# Challenge
Make an exact transcription of the material, leaving out all images.

*** Data lines

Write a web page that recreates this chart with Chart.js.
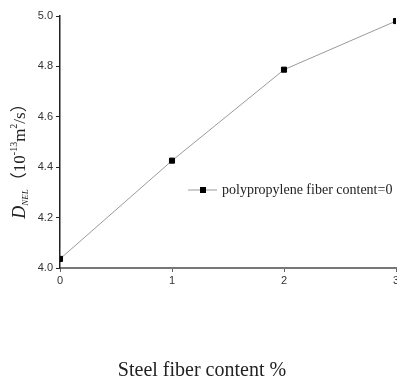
<!DOCTYPE html>
<html>
<head>
<meta charset="utf-8">
<script src="https://cdn.jsdelivr.net/npm/chart.js@4.4.0/dist/chart.umd.min.js"></script>
<style>
body { margin: 0; background: #fff; }
#wrap { width: 397px; height: 381px; }
</style>
</head>
<body>
<div id="wrap"><canvas id="dnelChart"></canvas></div>
<script>
// dati
const steelFiber = [0, 1, 2, 3];
const dnelValues = [4.036, 4.426, 4.787, 4.98];
const xTicks = [0, 1, 2, 3];
const yTicks = [4.0, 4.2, 4.4, 4.6, 4.8, 5.0];
const seriesLabel = 'polypropylene fiber content=0';
const xTitle = 'Steel fiber content %';

const SERIF = '"Liberation Serif", "Noto Sans CJK SC", serif';
const SANS = '"Liberation Sans", Arial, sans-serif';

// titolo asse y con pedici/apici
const yTitleParts = [
    { t: 'D', font: 'italic 18px ' + SERIF, dy: 0 },
    { t: 'NEL', font: 'italic 9px ' + SERIF, dy: 3 },
    { t: '（10', font: '17px ' + SERIF, dy: 0 },
    { t: '-13', font: '10px ' + SERIF, dy: -8 },
    { t: 'm', font: '17px ' + SERIF, dy: 0 },
    { t: '2', font: '10px ' + SERIF, dy: -8 },
    { t: '/s）', font: '17px ' + SERIF, dy: 0 }
];

const titlesPlugin = {
    id: 'titles',
    afterDraw(chart) {
        const ctx = chart.ctx;

        // asse x
        ctx.save();
        ctx.fillStyle = '#222';
        ctx.font = '20px ' + SERIF;
        ctx.textAlign = 'center';
        ctx.textBaseline = 'alphabetic';
        ctx.fillText(xTitle, 202, 376);
        ctx.restore();

        // asse y
        ctx.save();
        ctx.fillStyle = '#222';
        ctx.textBaseline = 'alphabetic';
        ctx.textAlign = 'left';
        let total = 0;
        yTitleParts.forEach(p => {
            ctx.font = p.font;
            p.w = ctx.measureText(p.t).width;
            total += p.w;
        });
        ctx.translate(25, 157);
        ctx.rotate(-Math.PI / 2);
        let x = -total / 2;
        yTitleParts.forEach(p => {
            ctx.font = p.font;
            ctx.fillText(p.t, x, p.dy);
            x += p.w;
        });
        ctx.restore();

        // legenda
        const ds = chart.data.datasets[0];
        const ly = 190;
        ctx.save();
        ctx.strokeStyle = ds.borderColor;
        ctx.lineWidth = 1;
        ctx.beginPath();
        ctx.moveTo(188, ly);
        ctx.lineTo(217, ly);
        ctx.stroke();
        ctx.fillStyle = '#000';
        ctx.fillRect(200, ly - 3, 6, 6);
        ctx.fillStyle = '#222';
        ctx.font = '14px ' + SERIF;
        ctx.textBaseline = 'middle';
        ctx.fillText(ds.label, 222, ly);
        ctx.restore();
    }
};

document.addEventListener('DOMContentLoaded', () => {
    const data = {
        labels: steelFiber,
        datasets: [{
            label: seriesLabel,
            data: steelFiber.map((x, i) => ({ x: x, y: dnelValues[i] })),
            borderColor: '#9a9a9a',
            borderWidth: 1,
            pointStyle: 'rect',
            pointRadius: 3.6,
            pointBorderWidth: 1,
            pointBackgroundColor: '#000',
            pointBorderColor: '#000',
            tension: 0
        }]
    };

    new Chart(document.getElementById('dnelChart'), {
        type: 'line',
        data: data,
        plugins: [titlesPlugin],
        options: {
            responsive: true,
            maintainAspectRatio: false,
            animation: false,
            layout: { autoPadding: false, padding: { left: 0, top: 16, right: 1, bottom: 0 } },
            plugins: {
                legend: { display: false },
                tooltip: { enabled: false }
            },
            scales: {
                x: {
                    type: 'linear',
                    min: 0,
                    max: 3,
                    afterBuildTicks: s => { s.ticks = xTicks.map(v => ({ value: v })); },
                    afterFit: s => { s.height = 113; s.paddingLeft = 0; s.paddingRight = 0; },
                    ticks: {
                        font: { family: SANS, size: 11 },
                        color: '#333',
                        padding: 2
                    },
                    grid: {
                        display: true,
                        drawOnChartArea: false,
                        drawTicks: true,
                        tickLength: 4,
                        color: '#666'
                    },
                    border: { display: true, color: '#777', width: 2 }
                },
                y: {
                    min: 4.0,
                    max: 5.0,
                    afterBuildTicks: s => { s.ticks = yTicks.map(v => ({ value: v })); },
                    afterFit: s => { s.width = 60; s.paddingTop = 0; s.paddingBottom = 0; },
                    ticks: {
                        font: { family: SANS, size: 11 },
                        color: '#333',
                        padding: 3,
                        callback: v => v.toFixed(1)
                    },
                    grid: {
                        display: true,
                        drawOnChartArea: false,
                        drawTicks: true,
                        tickLength: 4,
                        color: '#222'
                    },
                    border: { display: true, color: '#222', width: 1.5 }
                }
            }
        }
    });
});
</script>
</body>
</html>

******

# Worked solution
Write a web page that recreates this chart with Chart.js.
<!DOCTYPE html>
<html>
<head>
<meta charset="utf-8">
<script src="https://cdn.jsdelivr.net/npm/chart.js@4.4.0/dist/chart.umd.min.js"></script>
<style>
body { margin: 0; background: #fff; }
#wrap { width: 397px; height: 381px; }
</style>
</head>
<body>
<div id="wrap"><canvas id="dnelChart"></canvas></div>
<script>
// dati
const steelFiber = [0, 1, 2, 3];
const dnelValues = [4.036, 4.426, 4.787, 4.98];
const xTicks = [0, 1, 2, 3];
const yTicks = [4.0, 4.2, 4.4, 4.6, 4.8, 5.0];
const seriesLabel = 'polypropylene fiber content=0';
const xTitle = 'Steel fiber content %';

const SERIF = '"Liberation Serif", "Noto Sans CJK SC", serif';
const SANS = '"Liberation Sans", Arial, sans-serif';

// titolo asse y con pedici/apici
const yTitleParts = [
    { t: 'D', font: 'italic 18px ' + SERIF, dy: 0 },
    { t: 'NEL', font: 'italic 9px ' + SERIF, dy: 3 },
    { t: '（10', font: '17px ' + SERIF, dy: 0 },
    { t: '-13', font: '10px ' + SERIF, dy: -8 },
    { t: 'm', font: '17px ' + SERIF, dy: 0 },
    { t: '2', font: '10px ' + SERIF, dy: -8 },
    { t: '/s）', font: '17px ' + SERIF, dy: 0 }
];

const titlesPlugin = {
    id: 'titles',
    afterDraw(chart) {
        const ctx = chart.ctx;

        // asse x
        ctx.save();
        ctx.fillStyle = '#222';
        ctx.font = '20px ' + SERIF;
        ctx.textAlign = 'center';
        ctx.textBaseline = 'alphabetic';
        ctx.fillText(xTitle, 202, 376);
        ctx.restore();

        // asse y
        ctx.save();
        ctx.fillStyle = '#222';
        ctx.textBaseline = 'alphabetic';
        ctx.textAlign = 'left';
        let total = 0;
        yTitleParts.forEach(p => {
            ctx.font = p.font;
            p.w = ctx.measureText(p.t).width;
            total += p.w;
        });
        ctx.translate(25, 157);
        ctx.rotate(-Math.PI / 2);
        let x = -total / 2;
        yTitleParts.forEach(p => {
            ctx.font = p.font;
            ctx.fillText(p.t, x, p.dy);
            x += p.w;
        });
        ctx.restore();

        // legenda
        const ds = chart.data.datasets[0];
        const ly = 190;
        ctx.save();
        ctx.strokeStyle = ds.borderColor;
        ctx.lineWidth = 1;
        ctx.beginPath();
        ctx.moveTo(188, ly);
        ctx.lineTo(217, ly);
        ctx.stroke();
        ctx.fillStyle = '#000';
        ctx.fillRect(200, ly - 3, 6, 6);
        ctx.fillStyle = '#222';
        ctx.font = '14px ' + SERIF;
        ctx.textBaseline = 'middle';
        ctx.fillText(ds.label, 222, ly);
        ctx.restore();
    }
};

document.addEventListener('DOMContentLoaded', () => {
    const data = {
        labels: steelFiber,
        datasets: [{
            label: seriesLabel,
            data: steelFiber.map((x, i) => ({ x: x, y: dnelValues[i] })),
            borderColor: '#9a9a9a',
            borderWidth: 1,
            pointStyle: 'rect',
            pointRadius: 3.6,
            pointBorderWidth: 1,
            pointBackgroundColor: '#000',
            pointBorderColor: '#000',
            tension: 0
        }]
    };

    new Chart(document.getElementById('dnelChart'), {
        type: 'line',
        data: data,
        plugins: [titlesPlugin],
        options: {
            responsive: true,
            maintainAspectRatio: false,
            animation: false,
            layout: { autoPadding: false, padding: { left: 0, top: 16, right: 1, bottom: 0 } },
            plugins: {
                legend: { display: false },
                tooltip: { enabled: false }
            },
            scales: {
                x: {
                    type: 'linear',
                    min: 0,
                    max: 3,
                    afterBuildTicks: s => { s.ticks = xTicks.map(v => ({ value: v })); },
                    afterFit: s => { s.height = 113; s.paddingLeft = 0; s.paddingRight = 0; },
                    ticks: {
                        font: { family: SANS, size: 11 },
                        color: '#333',
                        padding: 2
                    },
                    grid: {
                        display: true,
                        drawOnChartArea: false,
                        drawTicks: true,
                        tickLength: 4,
                        color: '#666'
                    },
                    border: { display: true, color: '#777', width: 2 }
                },
                y: {
                    min: 4.0,
                    max: 5.0,
                    afterBuildTicks: s => { s.ticks = yTicks.map(v => ({ value: v })); },
                    afterFit: s => { s.width = 60; s.paddingTop = 0; s.paddingBottom = 0; },
                    ticks: {
                        font: { family: SANS, size: 11 },
                        color: '#333',
                        padding: 3,
                        callback: v => v.toFixed(1)
                    },
                    grid: {
                        display: true,
                        drawOnChartArea: false,
                        drawTicks: true,
                        tickLength: 4,
                        color: '#222'
                    },
                    border: { display: true, color: '#222', width: 1.5 }
                }
            }
        }
    });
});
</script>
</body>
</html>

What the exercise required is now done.